I was thinking the other day about companies looking to cut costs - mostly by getting rid of people or "reorganizing" a pension fund, etc. -- and I wondered who really wins? If the company is public, do the stockholders win (they are ones that actually own the company) by laying off thousands of people? Do customers win? Does the company's executive team win? and who is better off, those that get laid off, or those that get the "privilege" of keeping their jobs. My contention is that no on wins.
When a company begins to look for ways to cut costs instead of looking for ways to increase revenue - they are saying "we can't get more revenue, this turnip is bled dry". That should signal something to customers, employees and/or stockholders -- when costs are out of control, don't blame the workers, blame the management for allowing themselves to get into this position. You should look no further than the CEO (and probably the Board) along with his direct reports - they are to blame. Add up their salary and benefits - how many line workers would it take to equal that amount?
Most employees come to work, put in a full day, and believe the company respects them. The harsh reality is that most executives in large, megla-corporations really are doing more to look after their own "salary" and less after the welfare of the organization and it's employees.
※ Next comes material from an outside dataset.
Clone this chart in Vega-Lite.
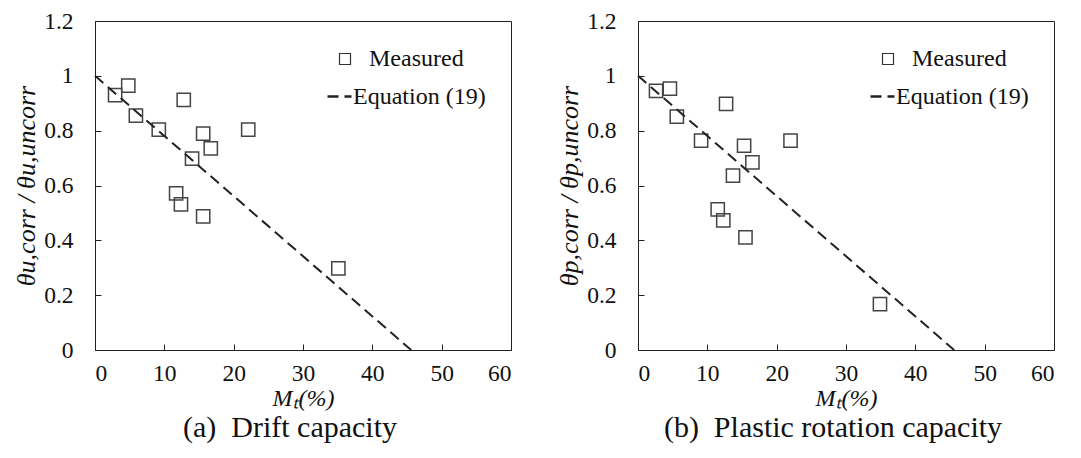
{
  "$schema": "https://vega.github.io/schema/vega-lite/v6.json",
  "padding": {"left": 13, "top": 8, "right": 2, "bottom": 2},
  "background": "white",
  "config": {
    "font": "Liberation Serif",
    "view": {"stroke": "#222", "strokeWidth": 1},
    "concat": {"spacing": 44},
    "axis": {
      "domainColor": "#222", "tickColor": "#222", "labelColor": "#111", "titleColor": "#111",
      "labelFont": "Liberation Serif", "titleFont": "Liberation Serif",
      "labelFontSize": 23.5, "titleFontSize": 24, "titleFontWeight": "normal",
      "grid": false, "tickSize": -6, "domainWidth": 1, "tickWidth": 1
    },
    "legend": {
      "labelFont": "Liberation Serif", "labelFontSize": 24, "labelColor": "#111", "padding": 0
    }
  },
  "datasets": {
    "drift": [
      {"mt": 2.9, "r": 0.93, "series": "Measured"},
      {"mt": 4.8, "r": 0.964, "series": "Measured"},
      {"mt": 5.9, "r": 0.855, "series": "Measured"},
      {"mt": 9.2, "r": 0.804, "series": "Measured"},
      {"mt": 12.8, "r": 0.912, "series": "Measured"},
      {"mt": 15.6, "r": 0.789, "series": "Measured"},
      {"mt": 16.7, "r": 0.735, "series": "Measured"},
      {"mt": 14.0, "r": 0.698, "series": "Measured"},
      {"mt": 22.1, "r": 0.804, "series": "Measured"},
      {"mt": 11.7, "r": 0.571, "series": "Measured"},
      {"mt": 12.4, "r": 0.531, "series": "Measured"},
      {"mt": 15.6, "r": 0.487, "series": "Measured"},
      {"mt": 35.1, "r": 0.298, "series": "Measured"}
    ],
    "plastic": [
      {"mt": 2.6, "r": 0.945, "series": "Measured"},
      {"mt": 4.6, "r": 0.953, "series": "Measured"},
      {"mt": 5.6, "r": 0.851, "series": "Measured"},
      {"mt": 9.1, "r": 0.764, "series": "Measured"},
      {"mt": 12.7, "r": 0.898, "series": "Measured"},
      {"mt": 15.3, "r": 0.745, "series": "Measured"},
      {"mt": 16.5, "r": 0.684, "series": "Measured"},
      {"mt": 13.7, "r": 0.636, "series": "Measured"},
      {"mt": 22.0, "r": 0.764, "series": "Measured"},
      {"mt": 11.5, "r": 0.513, "series": "Measured"},
      {"mt": 12.3, "r": 0.473, "series": "Measured"},
      {"mt": 15.5, "r": 0.411, "series": "Measured"},
      {"mt": 34.9, "r": 0.167, "series": "Measured"}
    ],
    "eqn": [
      {"mt": 0, "r": 1, "series": "Equation (19)"},
      {"mt": 45.6, "r": 0, "series": "Equation (19)"}
    ]
  },
  "hconcat": [
    {
      "width": 416, "height": 329,
      "title": {"text": "(a)\u00a0 Drift capacity", "orient": "bottom", "fontSize": 30, "fontWeight": "normal", "font": "Liberation Serif", "color": "#111", "offset": 2, "dx": -13},
      "layer": [
        {
          "data": {"name": "drift"},
          "mark": {"type": "point", "shape": "square", "filled": false, "size": 175, "stroke": "#444", "strokeWidth": 1.5, "opacity": 1},
          "encoding": {
            "x": {"field": "mt", "type": "quantitative", "scale": {"domain": [0, 60], "nice": false},
                  "axis": {"values": [0, 10, 20, 30, 40, 50, 60], "title": "Mₜ(%)", "labelPadding": 17, "titlePadding": 2, "titleFontStyle": "italic"}},
            "y": {"field": "r", "type": "quantitative", "scale": {"domain": [0, 1.2], "nice": false},
                  "axis": {"values": [0, 0.2, 0.4, 0.6, 0.8, 1, 1.2], "format": "~g", "title": "θu,corr / θu,uncorr", "titleFontStyle": "italic", "titleFontSize": 26, "labelPadding": 28, "titlePadding": 4}},
            "shape": {"field": "series", "type": "nominal", "scale": {"range": ["square"]},
                      "legend": {"orient": "none", "legendX": 238, "legendY": 26, "title": null, "symbolSize": 121, "symbolStrokeWidth": 1.2, "symbolFillColor": "transparent", "symbolStrokeColor": "#333", "labelOffset": 12}}
          }
        },
        {
          "data": {"name": "eqn"},
          "mark": {"type": "line", "stroke": "#222", "strokeWidth": 2},
          "encoding": {
            "x": {"field": "mt", "type": "quantitative"},
            "y": {"field": "r", "type": "quantitative"},
            "strokeDash": {"field": "series", "type": "nominal", "scale": {"range": [[11, 6]]},
                           "legend": {"orient": "none", "legendX": 231, "legendY": 62, "title": null, "symbolType": "stroke", "symbolSize": 576, "symbolStrokeWidth": 2.5, "symbolStrokeColor": "#222", "symbolDash": [14, 4, 4, 20], "labelOffset": 0}}
          }
        }
      ]
    },
    {
      "width": 416, "height": 329,
      "title": {"text": "(b)\u00a0 Plastic rotation capacity", "orient": "bottom", "fontSize": 30, "fontWeight": "normal", "font": "Liberation Serif", "color": "#111", "offset": 2, "dx": -13},
      "layer": [
        {
          "data": {"name": "plastic"},
          "mark": {"type": "point", "shape": "square", "filled": false, "size": 175, "stroke": "#444", "strokeWidth": 1.5, "opacity": 1},
          "encoding": {
            "x": {"field": "mt", "type": "quantitative", "scale": {"domain": [0, 60], "nice": false},
                  "axis": {"values": [0, 10, 20, 30, 40, 50, 60], "title": "Mₜ(%)", "labelPadding": 17, "titlePadding": 2, "titleFontStyle": "italic"}},
            "y": {"field": "r", "type": "quantitative", "scale": {"domain": [0, 1.2], "nice": false},
                  "axis": {"values": [0, 0.2, 0.4, 0.6, 0.8, 1, 1.2], "format": "~g", "title": "θp,corr / θp,uncorr", "titleFontStyle": "italic", "titleFontSize": 26, "labelPadding": 28, "titlePadding": 4}},
            "shape": {"field": "series", "type": "nominal", "scale": {"range": ["square"]},
                      "legend": {"orient": "none", "legendX": 238, "legendY": 26, "title": null, "symbolSize": 121, "symbolStrokeWidth": 1.2, "symbolFillColor": "transparent", "symbolStrokeColor": "#333", "labelOffset": 12}}
          }
        },
        {
          "data": {"name": "eqn"},
          "mark": {"type": "line", "stroke": "#222", "strokeWidth": 2},
          "encoding": {
            "x": {"field": "mt", "type": "quantitative"},
            "y": {"field": "r", "type": "quantitative"},
            "strokeDash": {"field": "series", "type": "nominal", "scale": {"range": [[11, 6]]},
                           "legend": {"orient": "none", "legendX": 231, "legendY": 62, "title": null, "symbolType": "stroke", "symbolSize": 576, "symbolStrokeWidth": 2.5, "symbolStrokeColor": "#222", "symbolDash": [14, 4, 4, 20], "labelOffset": 0}}
          }
        }
      ]
    }
  ],
  "resolve": {
    "scale": {"shape": "independent", "strokeDash": "independent"},
    "legend": {"shape": "independent", "strokeDash": "independent"}
  }
}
I've seen it and been involved in it.
Nothing is worse than seeing thousands of your co-workers walking out the front door with a box of personal belongings, wondering what they are going to do tomorrow. It hurts to know that your value to an organization is so small and insignificant. I bet all the good people at Enron, those that woke up in the morning and loved going to work, don't feel a lot of love for the executive team.
And as the telecom mergers start shaking out, I bet there will be a few former AT&T, BellSouth, SBC employees that wonder why they spent 20 years working for those companies, only to be shown the door. Cutting costs is a short term remedy for sometimes a long term problem. And as the thousands walk out the door, the people in the executive suite get handed bonus checks for making the "books" look better and the stock price go up.